What you need to do: Set down each line of the material that follows, exactly, with no pictures.

Source data:
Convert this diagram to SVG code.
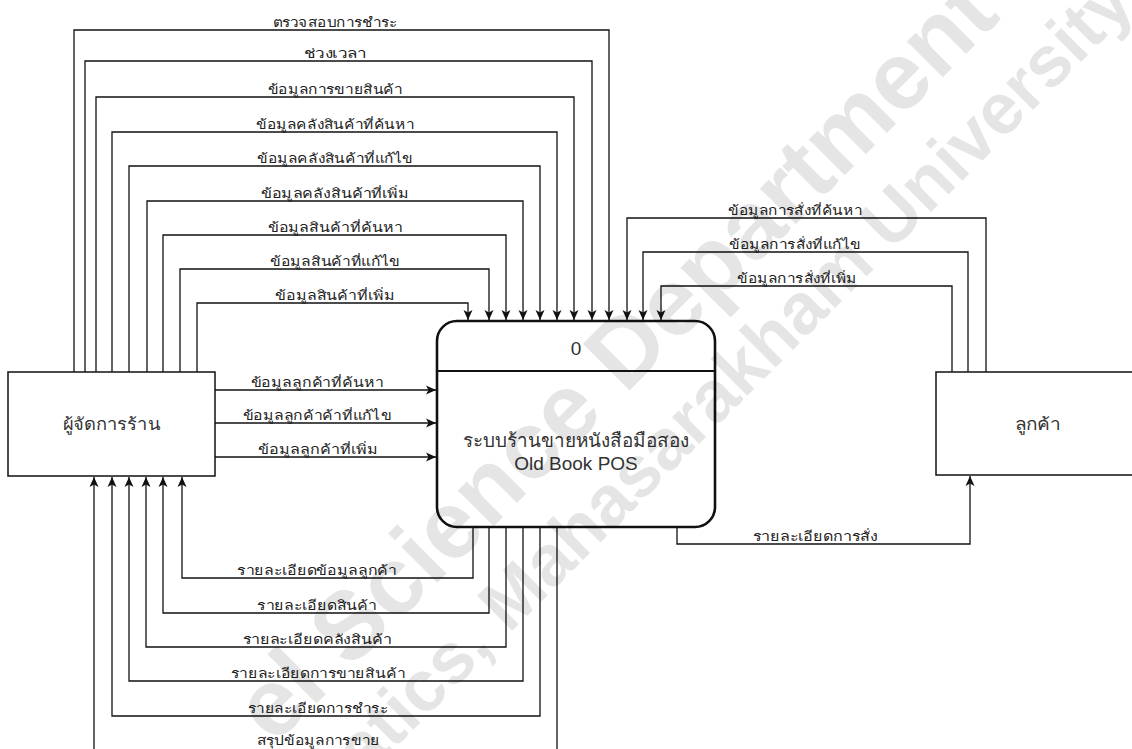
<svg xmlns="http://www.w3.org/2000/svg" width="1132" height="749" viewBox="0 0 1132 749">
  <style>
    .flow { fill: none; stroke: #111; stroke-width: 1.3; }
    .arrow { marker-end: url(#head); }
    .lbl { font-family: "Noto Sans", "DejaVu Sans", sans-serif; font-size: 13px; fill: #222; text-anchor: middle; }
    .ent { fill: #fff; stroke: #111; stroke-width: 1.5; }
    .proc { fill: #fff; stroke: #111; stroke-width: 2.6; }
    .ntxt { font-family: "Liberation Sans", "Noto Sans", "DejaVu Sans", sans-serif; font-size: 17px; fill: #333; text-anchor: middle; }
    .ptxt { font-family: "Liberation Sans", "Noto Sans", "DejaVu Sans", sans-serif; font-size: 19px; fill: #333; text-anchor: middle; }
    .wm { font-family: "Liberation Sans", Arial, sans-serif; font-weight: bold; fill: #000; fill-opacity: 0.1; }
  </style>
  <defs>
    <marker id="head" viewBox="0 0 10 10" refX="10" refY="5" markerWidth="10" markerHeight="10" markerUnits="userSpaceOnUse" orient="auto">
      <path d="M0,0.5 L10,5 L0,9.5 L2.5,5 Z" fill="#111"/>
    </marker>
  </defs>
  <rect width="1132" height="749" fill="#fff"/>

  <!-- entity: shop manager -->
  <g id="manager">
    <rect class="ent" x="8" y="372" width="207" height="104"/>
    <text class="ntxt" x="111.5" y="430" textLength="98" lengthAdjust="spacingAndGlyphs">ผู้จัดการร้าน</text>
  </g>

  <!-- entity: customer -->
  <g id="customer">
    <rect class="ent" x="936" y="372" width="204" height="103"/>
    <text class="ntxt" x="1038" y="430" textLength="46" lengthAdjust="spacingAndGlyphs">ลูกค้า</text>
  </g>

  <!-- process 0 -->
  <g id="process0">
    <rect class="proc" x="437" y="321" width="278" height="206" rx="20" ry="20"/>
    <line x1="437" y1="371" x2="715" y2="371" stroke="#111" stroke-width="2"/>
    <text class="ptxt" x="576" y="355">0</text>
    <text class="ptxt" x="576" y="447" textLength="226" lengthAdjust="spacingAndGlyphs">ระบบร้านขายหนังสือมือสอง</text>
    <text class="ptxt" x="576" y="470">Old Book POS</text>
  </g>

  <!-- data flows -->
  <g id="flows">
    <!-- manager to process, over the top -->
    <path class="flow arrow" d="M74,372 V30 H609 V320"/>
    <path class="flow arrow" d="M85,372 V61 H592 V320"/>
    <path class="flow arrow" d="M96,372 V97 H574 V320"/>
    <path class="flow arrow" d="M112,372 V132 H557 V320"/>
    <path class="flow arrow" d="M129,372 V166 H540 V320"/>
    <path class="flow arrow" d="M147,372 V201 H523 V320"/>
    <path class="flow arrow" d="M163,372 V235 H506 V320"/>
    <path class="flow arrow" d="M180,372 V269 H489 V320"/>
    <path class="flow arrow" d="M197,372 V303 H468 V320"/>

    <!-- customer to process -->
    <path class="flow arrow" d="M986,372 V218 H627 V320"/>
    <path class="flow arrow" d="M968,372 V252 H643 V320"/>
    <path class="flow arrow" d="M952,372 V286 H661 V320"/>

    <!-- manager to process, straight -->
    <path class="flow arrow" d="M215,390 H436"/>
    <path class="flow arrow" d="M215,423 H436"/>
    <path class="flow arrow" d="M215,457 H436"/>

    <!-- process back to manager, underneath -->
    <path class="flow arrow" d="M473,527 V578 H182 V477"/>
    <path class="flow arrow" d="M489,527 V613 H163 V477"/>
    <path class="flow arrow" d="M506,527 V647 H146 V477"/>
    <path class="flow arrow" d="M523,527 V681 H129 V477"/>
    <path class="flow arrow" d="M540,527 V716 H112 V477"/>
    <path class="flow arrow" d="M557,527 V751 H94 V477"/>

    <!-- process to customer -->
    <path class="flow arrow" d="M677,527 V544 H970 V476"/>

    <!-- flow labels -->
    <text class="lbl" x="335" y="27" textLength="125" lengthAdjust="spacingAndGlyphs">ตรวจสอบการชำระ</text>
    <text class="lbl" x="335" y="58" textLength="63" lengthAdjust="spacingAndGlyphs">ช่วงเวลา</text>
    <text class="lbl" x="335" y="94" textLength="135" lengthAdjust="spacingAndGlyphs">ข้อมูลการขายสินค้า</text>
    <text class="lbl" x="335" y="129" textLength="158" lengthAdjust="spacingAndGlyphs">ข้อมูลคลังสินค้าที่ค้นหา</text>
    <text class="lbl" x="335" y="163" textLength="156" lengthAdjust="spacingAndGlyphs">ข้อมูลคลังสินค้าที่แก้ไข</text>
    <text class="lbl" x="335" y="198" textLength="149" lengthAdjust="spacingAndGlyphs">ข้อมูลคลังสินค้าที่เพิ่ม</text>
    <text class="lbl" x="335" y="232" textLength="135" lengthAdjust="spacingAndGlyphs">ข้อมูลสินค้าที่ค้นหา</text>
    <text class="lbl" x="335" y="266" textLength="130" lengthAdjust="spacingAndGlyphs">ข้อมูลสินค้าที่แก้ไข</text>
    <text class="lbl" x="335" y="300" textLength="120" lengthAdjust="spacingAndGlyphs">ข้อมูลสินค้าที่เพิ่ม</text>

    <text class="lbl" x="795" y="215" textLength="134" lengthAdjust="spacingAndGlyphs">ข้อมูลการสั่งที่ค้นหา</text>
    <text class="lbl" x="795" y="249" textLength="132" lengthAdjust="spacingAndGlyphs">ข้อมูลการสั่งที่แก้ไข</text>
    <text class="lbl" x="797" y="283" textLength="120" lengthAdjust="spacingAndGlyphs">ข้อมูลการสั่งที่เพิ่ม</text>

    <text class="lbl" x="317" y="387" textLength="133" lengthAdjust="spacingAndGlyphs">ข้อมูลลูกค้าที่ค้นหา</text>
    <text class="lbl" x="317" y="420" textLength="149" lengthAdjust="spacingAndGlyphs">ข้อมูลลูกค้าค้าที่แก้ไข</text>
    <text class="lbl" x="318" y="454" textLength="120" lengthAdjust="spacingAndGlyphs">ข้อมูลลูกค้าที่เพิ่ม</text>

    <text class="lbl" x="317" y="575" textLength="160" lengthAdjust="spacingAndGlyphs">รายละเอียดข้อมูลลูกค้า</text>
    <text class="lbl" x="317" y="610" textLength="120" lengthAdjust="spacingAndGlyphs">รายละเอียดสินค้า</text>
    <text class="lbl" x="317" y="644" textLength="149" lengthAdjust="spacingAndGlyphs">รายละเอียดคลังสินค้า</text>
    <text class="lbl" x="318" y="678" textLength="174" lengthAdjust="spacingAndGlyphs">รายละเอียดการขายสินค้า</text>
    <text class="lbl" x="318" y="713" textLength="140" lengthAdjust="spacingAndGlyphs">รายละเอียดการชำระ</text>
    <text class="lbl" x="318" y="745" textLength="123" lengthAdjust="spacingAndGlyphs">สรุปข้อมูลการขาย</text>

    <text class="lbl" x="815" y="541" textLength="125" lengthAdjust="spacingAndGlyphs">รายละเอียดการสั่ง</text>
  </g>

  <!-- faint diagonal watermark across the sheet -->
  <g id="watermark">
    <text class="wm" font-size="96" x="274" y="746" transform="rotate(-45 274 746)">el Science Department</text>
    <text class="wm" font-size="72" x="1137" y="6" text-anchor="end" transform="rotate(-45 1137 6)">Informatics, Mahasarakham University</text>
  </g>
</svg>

The result:
Convert this diagram to SVG code.
<svg xmlns="http://www.w3.org/2000/svg" width="1132" height="749" viewBox="0 0 1132 749">
  <style>
    .flow { fill: none; stroke: #111; stroke-width: 1.3; }
    .arrow { marker-end: url(#head); }
    .lbl { font-family: "Noto Sans", "DejaVu Sans", sans-serif; font-size: 13px; fill: #222; text-anchor: middle; }
    .ent { fill: #fff; stroke: #111; stroke-width: 1.5; }
    .proc { fill: #fff; stroke: #111; stroke-width: 2.6; }
    .ntxt { font-family: "Liberation Sans", "Noto Sans", "DejaVu Sans", sans-serif; font-size: 17px; fill: #333; text-anchor: middle; }
    .ptxt { font-family: "Liberation Sans", "Noto Sans", "DejaVu Sans", sans-serif; font-size: 19px; fill: #333; text-anchor: middle; }
    .wm { font-family: "Liberation Sans", Arial, sans-serif; font-weight: bold; fill: #000; fill-opacity: 0.1; }
  </style>
  <defs>
    <marker id="head" viewBox="0 0 10 10" refX="10" refY="5" markerWidth="10" markerHeight="10" markerUnits="userSpaceOnUse" orient="auto">
      <path d="M0,0.5 L10,5 L0,9.5 L2.5,5 Z" fill="#111"/>
    </marker>
  </defs>
  <rect width="1132" height="749" fill="#fff"/>

  <!-- entity: shop manager -->
  <g id="manager">
    <rect class="ent" x="8" y="372" width="207" height="104"/>
    <text class="ntxt" x="111.5" y="430" textLength="98" lengthAdjust="spacingAndGlyphs">ผู้จัดการร้าน</text>
  </g>

  <!-- entity: customer -->
  <g id="customer">
    <rect class="ent" x="936" y="372" width="204" height="103"/>
    <text class="ntxt" x="1038" y="430" textLength="46" lengthAdjust="spacingAndGlyphs">ลูกค้า</text>
  </g>

  <!-- process 0 -->
  <g id="process0">
    <rect class="proc" x="437" y="321" width="278" height="206" rx="20" ry="20"/>
    <line x1="437" y1="371" x2="715" y2="371" stroke="#111" stroke-width="2"/>
    <text class="ptxt" x="576" y="355">0</text>
    <text class="ptxt" x="576" y="447" textLength="226" lengthAdjust="spacingAndGlyphs">ระบบร้านขายหนังสือมือสอง</text>
    <text class="ptxt" x="576" y="470">Old Book POS</text>
  </g>

  <!-- data flows -->
  <g id="flows">
    <!-- manager to process, over the top -->
    <path class="flow arrow" d="M74,372 V30 H609 V320"/>
    <path class="flow arrow" d="M85,372 V61 H592 V320"/>
    <path class="flow arrow" d="M96,372 V97 H574 V320"/>
    <path class="flow arrow" d="M112,372 V132 H557 V320"/>
    <path class="flow arrow" d="M129,372 V166 H540 V320"/>
    <path class="flow arrow" d="M147,372 V201 H523 V320"/>
    <path class="flow arrow" d="M163,372 V235 H506 V320"/>
    <path class="flow arrow" d="M180,372 V269 H489 V320"/>
    <path class="flow arrow" d="M197,372 V303 H468 V320"/>

    <!-- customer to process -->
    <path class="flow arrow" d="M986,372 V218 H627 V320"/>
    <path class="flow arrow" d="M968,372 V252 H643 V320"/>
    <path class="flow arrow" d="M952,372 V286 H661 V320"/>

    <!-- manager to process, straight -->
    <path class="flow arrow" d="M215,390 H436"/>
    <path class="flow arrow" d="M215,423 H436"/>
    <path class="flow arrow" d="M215,457 H436"/>

    <!-- process back to manager, underneath -->
    <path class="flow arrow" d="M473,527 V578 H182 V477"/>
    <path class="flow arrow" d="M489,527 V613 H163 V477"/>
    <path class="flow arrow" d="M506,527 V647 H146 V477"/>
    <path class="flow arrow" d="M523,527 V681 H129 V477"/>
    <path class="flow arrow" d="M540,527 V716 H112 V477"/>
    <path class="flow arrow" d="M557,527 V751 H94 V477"/>

    <!-- process to customer -->
    <path class="flow arrow" d="M677,527 V544 H970 V476"/>

    <!-- flow labels -->
    <text class="lbl" x="335" y="27" textLength="125" lengthAdjust="spacingAndGlyphs">ตรวจสอบการชำระ</text>
    <text class="lbl" x="335" y="58" textLength="63" lengthAdjust="spacingAndGlyphs">ช่วงเวลา</text>
    <text class="lbl" x="335" y="94" textLength="135" lengthAdjust="spacingAndGlyphs">ข้อมูลการขายสินค้า</text>
    <text class="lbl" x="335" y="129" textLength="158" lengthAdjust="spacingAndGlyphs">ข้อมูลคลังสินค้าที่ค้นหา</text>
    <text class="lbl" x="335" y="163" textLength="156" lengthAdjust="spacingAndGlyphs">ข้อมูลคลังสินค้าที่แก้ไข</text>
    <text class="lbl" x="335" y="198" textLength="149" lengthAdjust="spacingAndGlyphs">ข้อมูลคลังสินค้าที่เพิ่ม</text>
    <text class="lbl" x="335" y="232" textLength="135" lengthAdjust="spacingAndGlyphs">ข้อมูลสินค้าที่ค้นหา</text>
    <text class="lbl" x="335" y="266" textLength="130" lengthAdjust="spacingAndGlyphs">ข้อมูลสินค้าที่แก้ไข</text>
    <text class="lbl" x="335" y="300" textLength="120" lengthAdjust="spacingAndGlyphs">ข้อมูลสินค้าที่เพิ่ม</text>

    <text class="lbl" x="795" y="215" textLength="134" lengthAdjust="spacingAndGlyphs">ข้อมูลการสั่งที่ค้นหา</text>
    <text class="lbl" x="795" y="249" textLength="132" lengthAdjust="spacingAndGlyphs">ข้อมูลการสั่งที่แก้ไข</text>
    <text class="lbl" x="797" y="283" textLength="120" lengthAdjust="spacingAndGlyphs">ข้อมูลการสั่งที่เพิ่ม</text>

    <text class="lbl" x="317" y="387" textLength="133" lengthAdjust="spacingAndGlyphs">ข้อมูลลูกค้าที่ค้นหา</text>
    <text class="lbl" x="317" y="420" textLength="149" lengthAdjust="spacingAndGlyphs">ข้อมูลลูกค้าค้าที่แก้ไข</text>
    <text class="lbl" x="318" y="454" textLength="120" lengthAdjust="spacingAndGlyphs">ข้อมูลลูกค้าที่เพิ่ม</text>

    <text class="lbl" x="317" y="575" textLength="160" lengthAdjust="spacingAndGlyphs">รายละเอียดข้อมูลลูกค้า</text>
    <text class="lbl" x="317" y="610" textLength="120" lengthAdjust="spacingAndGlyphs">รายละเอียดสินค้า</text>
    <text class="lbl" x="317" y="644" textLength="149" lengthAdjust="spacingAndGlyphs">รายละเอียดคลังสินค้า</text>
    <text class="lbl" x="318" y="678" textLength="174" lengthAdjust="spacingAndGlyphs">รายละเอียดการขายสินค้า</text>
    <text class="lbl" x="318" y="713" textLength="140" lengthAdjust="spacingAndGlyphs">รายละเอียดการชำระ</text>
    <text class="lbl" x="318" y="745" textLength="123" lengthAdjust="spacingAndGlyphs">สรุปข้อมูลการขาย</text>

    <text class="lbl" x="815" y="541" textLength="125" lengthAdjust="spacingAndGlyphs">รายละเอียดการสั่ง</text>
  </g>

  <!-- faint diagonal watermark across the sheet -->
  <g id="watermark">
    <text class="wm" font-size="96" x="274" y="746" transform="rotate(-45 274 746)">el Science Department</text>
    <text class="wm" font-size="72" x="1137" y="6" text-anchor="end" transform="rotate(-45 1137 6)">Informatics, Mahasarakham University</text>
  </g>
</svg>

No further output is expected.